- Born: 29 June 1898 Ermont, France
- Died: 23 January 1986 (aged 87) Paris, France
- Occupations: Pianist, pedagogue

= Yvonne Lefébure =

French pianist and teacher

Yvonne Lefébure (29 June 1898 – 23 January 1986, Paris) was a French pianist and teacher.

== Early life and education ==
Lefébure began studying piano with a local teacher. In 1906, she was introduced to Marguerite Long, who advised her parents to pursue serious musical training. She entered the Paris Conservatoire, where she won a gold medal in the Concours des Petits Prodiges at the age of nine and a premier prix in Alfred Cortot's class at fourteen with Beethoven’s Appassionata Sonata, Op. 57.

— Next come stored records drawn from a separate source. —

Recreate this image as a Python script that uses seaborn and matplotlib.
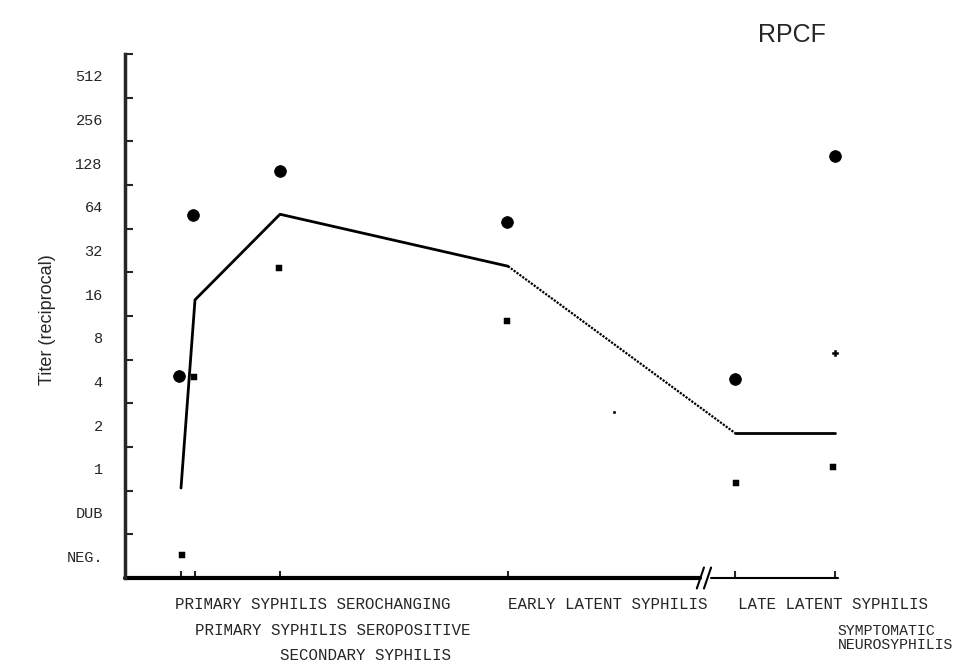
import numpy as np
import pandas as pd
import matplotlib.pyplot as plt
import seaborn as sns

# stages along the x axis (position in axis units)
stages = ['PRIMARY SYPHILIS SEROCHANGING', 'PRIMARY SYPHILIS SEROPOSITIVE', 'SECONDARY SYPHILIS',
          'EARLY LATENT SYPHILIS', 'LATE LATENT SYPHILIS', 'SYMPTOMATIC\nNEUROSYPHILIS']
stage_pos = [56, 70, 155, 383, 610, 710]

# titer scale (index 0 = NEG.)
titer_levels = ['NEG.', 'DUB', '1', '2', '4', '8', '16', '32', '64', '128', '256', '512']

# line through the stages
mean_titer = [1.56, 5.87, 7.83, 6.64, 2.82, 2.82]

# individual points
circle_x = [54, 68, 155, 382, 610, 710]
circle_y = [4.13, 7.81, 8.82, 7.65, 4.06, 9.16]
square_x = [57, 69, 154, 382, 611, 708]
square_y = [0.03, 4.10, 6.60, 5.39, 1.68, 2.04]
plus_x = [710]
plus_y = [4.65]
speck_x = [489]
speck_y = [3.30]

sns.set_style('ticks')
plt.rcParams['font.family'] = ['Liberation Mono', 'DejaVu Sans']

fig = plt.figure(figsize=(9.59, 6.62), dpi=100)
ax = fig.add_axes([125 / 959, 84 / 662, 713 / 959, 524 / 662])

# line: solid, dotted, solid
sns.lineplot(x=stage_pos[:4], y=mean_titer[:4], sort=False, color='black', lw=2, ax=ax)
sns.lineplot(x=stage_pos[3:5], y=mean_titer[3:5], sort=False, color='black', lw=1.6,
             linestyle=(0, (1, 0.6)), ax=ax)
sns.lineplot(x=stage_pos[4:], y=mean_titer[4:], sort=False, color='black', lw=2, ax=ax)

sns.scatterplot(x=circle_x, y=circle_y, marker='o', s=70, color='black', edgecolor='black',
                ax=ax, zorder=5, clip_on=False)
sns.scatterplot(x=square_x, y=square_y, marker='s', s=18, color='black', edgecolor='black',
                ax=ax, zorder=5, clip_on=False)
sns.scatterplot(x=plus_x, y=plus_y, marker='P', s=22, color='black', edgecolor='black',
                ax=ax, zorder=5, clip_on=False)
sns.scatterplot(x=speck_x, y=speck_y, marker='o', s=4, color='black', edgecolor='black',
                ax=ax, zorder=5)

ax.set_xlim(0, 713)
ax.set_ylim(-0.5, 11.5)

# y axis: ticks at the band edges, labels in the middle of each band
ax.set_yticks(np.arange(-0.5, 12, 1))
ax.set_yticklabels([])
ax.set_yticks(np.arange(len(titer_levels)), minor=True)
ax.set_yticklabels(titer_levels, minor=True, fontsize=11)
ax.tick_params(axis='y', which='major', direction='in', length=6, width=1.5)
ax.tick_params(axis='y', which='minor', length=0, pad=16)

ax.set_xticks(stage_pos)
ax.set_xticklabels([])
ax.tick_params(axis='x', direction='in', length=5, width=1.5)

for s in ['top', 'right', 'bottom']:
    ax.spines[s].set_visible(False)
ax.spines['left'].set_linewidth(2.5)

# bottom axis with a break
ax.plot([0, 0.806], [0, 0], transform=ax.transAxes, color='black', lw=3, clip_on=False)
ax.plot([0.822, 1.0], [0, 0], transform=ax.transAxes, color='black', lw=1.5, clip_on=False)
for dx in [0.802, 0.812]:
    ax.plot([dx, dx + 0.01], [-0.02, 0.02], transform=ax.transAxes, color='black', lw=1.5, clip_on=False)

# stage labels under the axis, starting at each stage position (offsets in points)
label_dx = [-4, 0, 0, 0, 2, 2]
label_dy = [19, 37.5, 55.5, 19, 19, 43]
label_fs = [11.4, 11.4, 11.4, 11.4, 11.4, 10.7]
for name, pos, dx, dy, fs in zip(stages, stage_pos, label_dx, label_dy, label_fs):
    ax.annotate(name, xy=(pos, 0), xycoords=('data', 'axes fraction'),
                xytext=(dx, -dy), textcoords='offset points',
                ha='left', va='center', fontsize=fs, linespacing=1.0)

fig.text(792 / 959, 1 - 35 / 662, 'RPCF', ha='center', va='center', fontsize=18, family='Liberation Sans')
fig.text(48 / 959, 1 - 320 / 662, 'Titer (reciprocal)', ha='center', va='center', rotation=90,
         fontsize=13, family='Liberation Sans')

fig.savefig('out.png', dpi=100)
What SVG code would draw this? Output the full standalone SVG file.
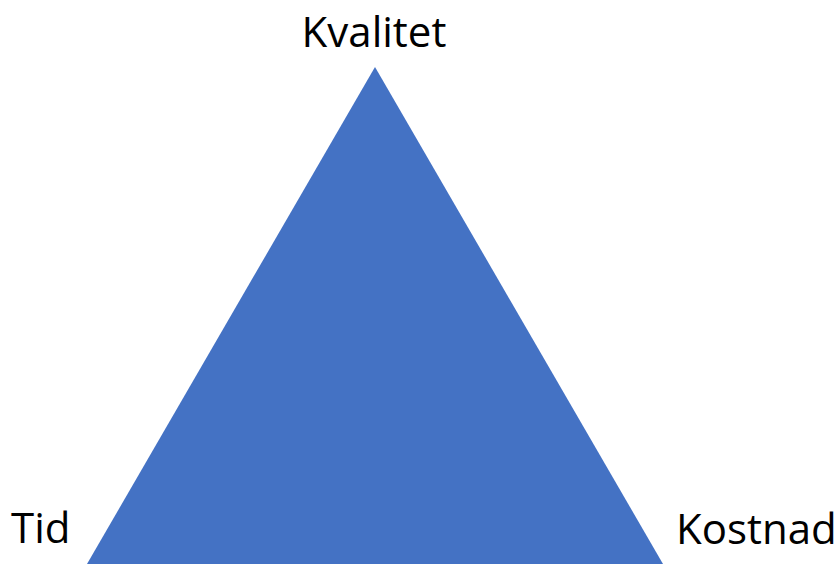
<svg xmlns="http://www.w3.org/2000/svg" width="839" height="564" viewBox="0 0 839 564">
  <style>
    .label { font-family: "Open Sans", "Noto Sans", "Liberation Sans", sans-serif; font-size: 42px; fill: #000000; }
    .tri { fill: #4472C4; stroke: none; }
  </style>
  <rect width="839" height="564" fill="#ffffff"/>
  <g id="triangle">
    <polygon class="tri" points="375,67 663,564 87,564"/>
  </g>
  <g id="kvalitet">
    <text class="label" x="374" y="47" text-anchor="middle">Kvalitet</text>
  </g>
  <g id="tid">
    <text class="label" x="11" y="543">Tid</text>
  </g>
  <g id="kostnad">
    <text class="label" x="676" y="544">Kostnad</text>
  </g>
</svg>
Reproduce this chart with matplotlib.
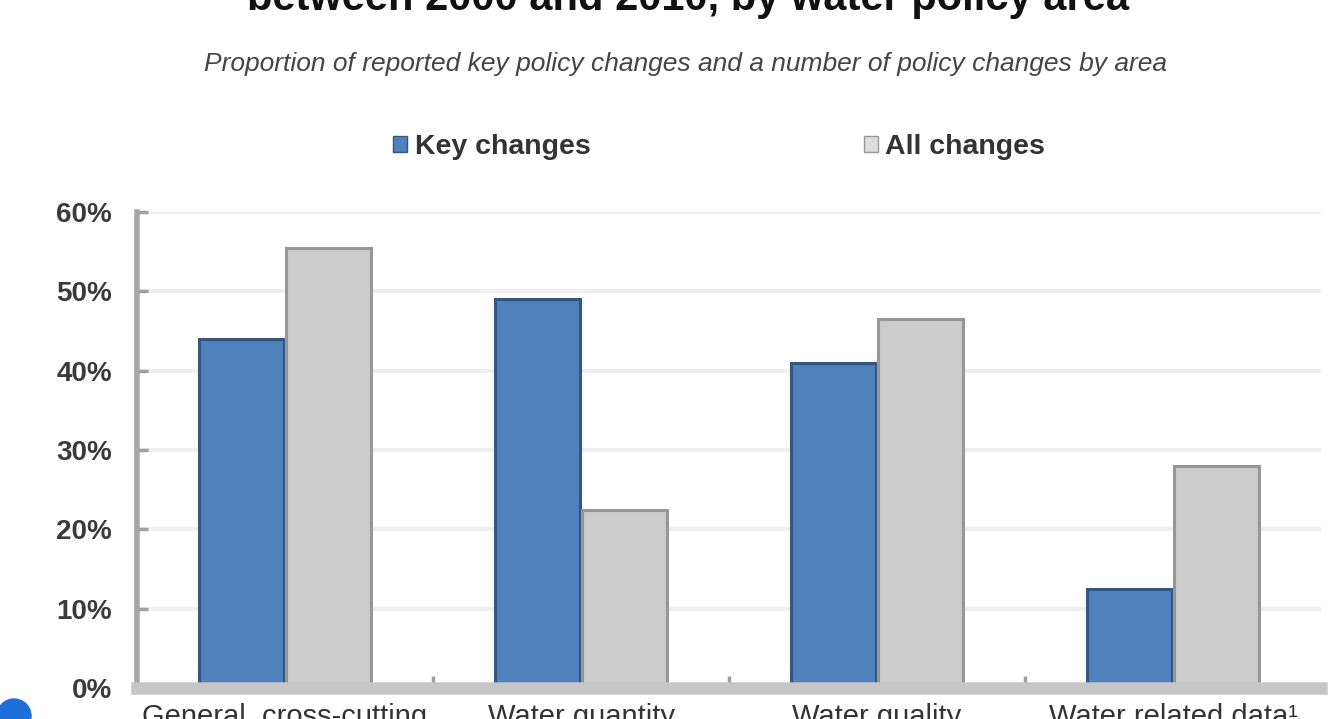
import matplotlib
matplotlib.use("Agg")
import matplotlib.pyplot as plt
import numpy as np
from matplotlib.patches import Circle, Patch

categories = ["General, cross-cutting", "Water quantity", "Water quality", "Water related data\u00b9"]
key_changes = [44, 49, 41, 12.5]
all_changes = [55.5, 22.5, 46.5, 28]
yticks = [0, 10, 20, 30, 40, 50, 60]

plt.rcParams['font.family'] = ['Liberation Sans', 'DejaVu Sans']

W, H = 1334, 719
fig = plt.figure(figsize=(W/100, H/100), dpi=100)
ax = fig.add_axes([137/W, (H-688)/H, (1321-137)/W, (688-212)/H])

x = np.arange(len(categories))
bw = 0.284
off = 0.147
ax.bar(x - off, key_changes, bw, color="#4F81BD", edgecolor="#34567F", linewidth=2.2, zorder=3, label="Key changes")
ax.bar(x + off, all_changes, bw, color="#CCCCCC", edgecolor="#969696", linewidth=2.2, zorder=3, label="All changes")

ax.set_xlim(-0.5, len(categories) - 0.5)
ax.set_ylim(0, 60)
ax.set_yticks(yticks)
ax.set_yticklabels([f"{v}%" for v in yticks], fontsize=20, fontweight='bold', color="#3A3A3A")
ax.yaxis.grid(True, color="#EFEFEF", linewidth=3, zorder=0)
ax.set_axisbelow(True)

ax.set_xticks(x)
ax.set_xticklabels(categories, fontsize=21, color="#333333")
ax.set_xticks(np.arange(0.5, len(categories) - 0.5, 1), minor=True)
ax.tick_params(axis='x', which='major', length=0, pad=11)
ax.tick_params(axis='x', which='minor', length=9, width=2.5, color="#A0A0A0", direction='in')
ax.tick_params(axis='y', length=8, width=2.5, color="#A0A0A0", direction='in', pad=18)

for s in ['top', 'right']:
    ax.spines[s].set_visible(False)
ax.spines['left'].set_color("#A6A6A6")
ax.spines['left'].set_linewidth(4)
ax.spines['bottom'].set_color("#C6C6C6")
ax.spines['bottom'].set_linewidth(9)
ax.spines['bottom'].set_zorder(4)

handles = [Patch(facecolor="#4F81BD", edgecolor="#34567F"),
           Patch(facecolor="#DDDDDD", edgecolor="#999999")]
leg = ax.legend(handles, ["Key changes", "All changes"], loc='center', bbox_to_anchor=(0.4916, 1.136),
                ncol=2, frameon=False, prop={'size': 20.5, 'weight': 'bold'}, handlelength=0.5, handleheight=0.5,
                handletextpad=0.25, columnspacing=9.6)
for t in leg.get_texts():
    t.set_color("#333333")

fig.text(688/W, 1 - 10/H, "between 2000 and 2010, by water policy area", ha='center', va='baseline',
         fontsize=30, fontweight='bold', color="#111111")
fig.text(686/W, 1 - 71/H, "Proportion of reported key policy changes and a number of policy changes by area",
         ha='center', va='baseline', fontsize=19, style='italic', color="#444444")

circ = Circle((14, 3), 17, transform=None, color="#1E6FD9", zorder=10)
fig.patches.append(circ)

fig.savefig("out.png", dpi=100)
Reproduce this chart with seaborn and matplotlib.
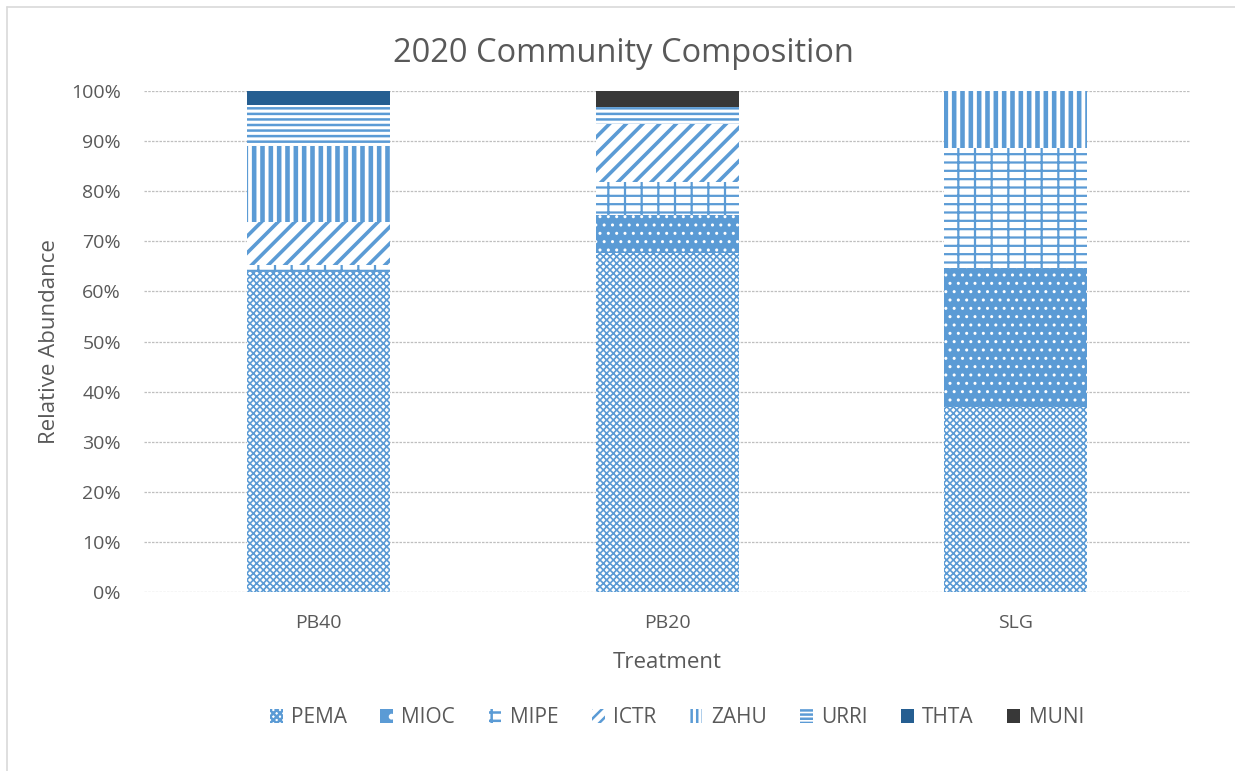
import pandas as pd
import numpy as np
import matplotlib.pyplot as plt
import seaborn as sns
from matplotlib.patches import Patch
from matplotlib.lines import Line2D
from matplotlib.ticker import PercentFormatter

# Relative abundance (%) per species
treatments = ["PB40", "PB20", "SLG"]
species = ["PEMA", "MIOC", "MIPE", "ICTR", "ZAHU", "URRI", "THTA", "MUNI"]
pema = [63.9, 67.7, 36.9]
mioc = [0.0, 7.6, 27.7]
mipe = [1.4, 6.6, 24.0]
ictr = [8.6, 11.6, 0.0]
zahu = [15.2, 0.0, 11.4]
urri = [8.2, 3.4, 0.0]
thta = [2.7, 0.0, 0.0]
muni = [0.0, 3.1, 0.0]

df = pd.DataFrame({"treatment": treatments, "PEMA": pema, "MIOC": mioc,
                   "MIPE": mipe, "ICTR": ictr, "ZAHU": zahu, "URRI": urri,
                   "THTA": thta, "MUNI": muni})
# normalise so every stack ends at 100%
tot = df[species].sum(axis=1)
for s in species:
    df[s] = df[s] / tot * 100

blue = "#5B9BD5"
# face, hatch colour, bar hatch, legend hatch, hatch linewidth
styles = {
    "PEMA": ("white", blue, "xxxxx", "xxxxx", 1.2),
    "MIOC": (blue, "white", "..", ".", 1.0),
    "MIPE": ("white", blue, "--|", "--|", 1.6),
    "ICTR": ("white", blue, "//", "///", 2.6),
    "ZAHU": ("white", blue, "||", "|||", 3.3),
    "URRI": ("white", blue, "---", "----", 1.8),
    "THTA": ("#255E91", "#255E91", "", "", 1.0),
    "MUNI": ("#383838", "#383838", "", "", 1.0),
}

sns.set_style("white")
plt.rcParams["font.family"] = ["Open Sans", "DejaVu Sans"]
grey = "#595959"

fig = plt.figure(figsize=(12.35, 7.71), dpi=100)
ax = fig.add_axes([0.117, 0.232, 0.8466, 0.65])

# cumulative tops, drawn top layer first so lower layers cover them
cum = df[species].cumsum(axis=1)
for s in reversed(species):
    n0 = len(ax.patches)
    sns.barplot(x=df["treatment"], y=cum[s], order=treatments, ax=ax,
                width=0.41, errorbar=None, saturation=1, color="white")
    face, hcol, hatch, lhatch, hlw = styles[s]
    for p in ax.patches[n0:]:
        p.set_facecolor(face)
        p.set_edgecolor(hcol)
        p.set_linewidth(0)
        p.set_hatch(hatch)
        if hasattr(p, "set_hatch_linewidth"):
            p.set_hatch_linewidth(hlw)
        p.set_zorder(2)

ax.set_ylim(0, 100)
ax.set_xlim(-0.5, 2.5)
ax.set_yticks(np.arange(0, 101, 10))
ax.yaxis.set_major_formatter(PercentFormatter(decimals=0))
ax.grid(axis="y", color="#BFBFBF", linestyle=(0, (2, 1)), linewidth=0.9)
ax.set_axisbelow(True)
for sp in ax.spines.values():
    sp.set_visible(False)
ax.tick_params(axis="both", length=0, labelsize=14, colors=grey)
ax.tick_params(axis="y", pad=17)
ax.tick_params(axis="x", pad=16)

fig.text(0.505, 0.930, "2020 Community Composition", fontsize=23.5,
         color=grey, ha="center", va="center")
ax.set_xlabel("Treatment", fontsize=16, color=grey, labelpad=14)
ax.set_ylabel("Relative Abundance", fontsize=16, color=grey, labelpad=8)

# bolder hatching for the small legend keys
plt.rcParams["hatch.linewidth"] = 1.8
handles = []
for s in species:
    face, hcol, hatch, lhatch, hlw = styles[s]
    h = Patch(facecolor=face, edgecolor=hcol, hatch=lhatch, linewidth=0, label=s)
    if hasattr(h, "set_hatch_linewidth"):
        h.set_hatch_linewidth(min(hlw, 2.0))
    handles.append(h)
leg = fig.legend(handles=handles, loc="center", bbox_to_anchor=(0.548, 0.069),
                 ncol=8, frameon=False, fontsize=15, handlelength=0.62,
                 handleheight=0.62, columnspacing=1.6, handletextpad=0.4)
for t in leg.get_texts():
    t.set_color(grey)

# chart area border (top and left visible)
fig.add_artist(Line2D([0.006, 1], [0.991, 0.991], color="#D9D9D9", lw=1.2))
fig.add_artist(Line2D([0.006, 0.006], [0, 0.991], color="#D9D9D9", lw=1.2))

fig.savefig("out.png", dpi=100)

She debuted with the Orchestre Lamoureux under Camille Chevillard, performing Saint-Saëns’s Piano Concerto No. 2 in G minor. However, her mother was concerned with overexposure and encouraged her to return to studies. She went on to earn first prizes in piano, harmony, counterpoint, accompaniment, and fugue.

== Performing career ==
Despite her early success, Lefébure later stated that she had to relearn her piano technique, which she accomplished independently. This realization significantly influenced her teaching approach.

She continued to perform actively, debuting in England in 1933 at Wigmore Hall. Post–World War II, she appeared in the United States, including a recital at New York’s Town Hall.

In 1950, Pablo Casals invited her to perform at the first Prades Festival. She collaborated regularly with Casals and violinist Sándor Végh, performing Beethoven’s complete violin sonatas.

== Teaching ==
At age 26, Lefébure began teaching at Alfred Cortot’s École Normale de Musique, remaining there until World War II. After the war, she taught at the Paris Conservatoire from 1952 to 1967. Her notable students include Catherine Collard, Imogen Cooper, Dinu Lipatti, Samson François, Janina Fialkowska and Denise Roger.

In 1964, she founded the Juillet Musical de Saint-Germain-en-Laye, where she taught interpretation masterclasses.

== Legacy and discography ==
Lefébure championed French music and worked closely with composers like Maurice Emmanuel and Ravel. Her repertoire included works by Bach, Beethoven, Chopin, Schumann, Liszt, and Dukas.

She recorded for HMV, Le Chant du Monde, EMI, and Solstice, with many recordings later reissued on CD. Highlights include Beethoven’s late sonatas and the Diabelli Variations, as well as live performances with Wilhelm Furtwängler and the Berlin Philharmonic.

Following her death, an international piano competition was established in her name.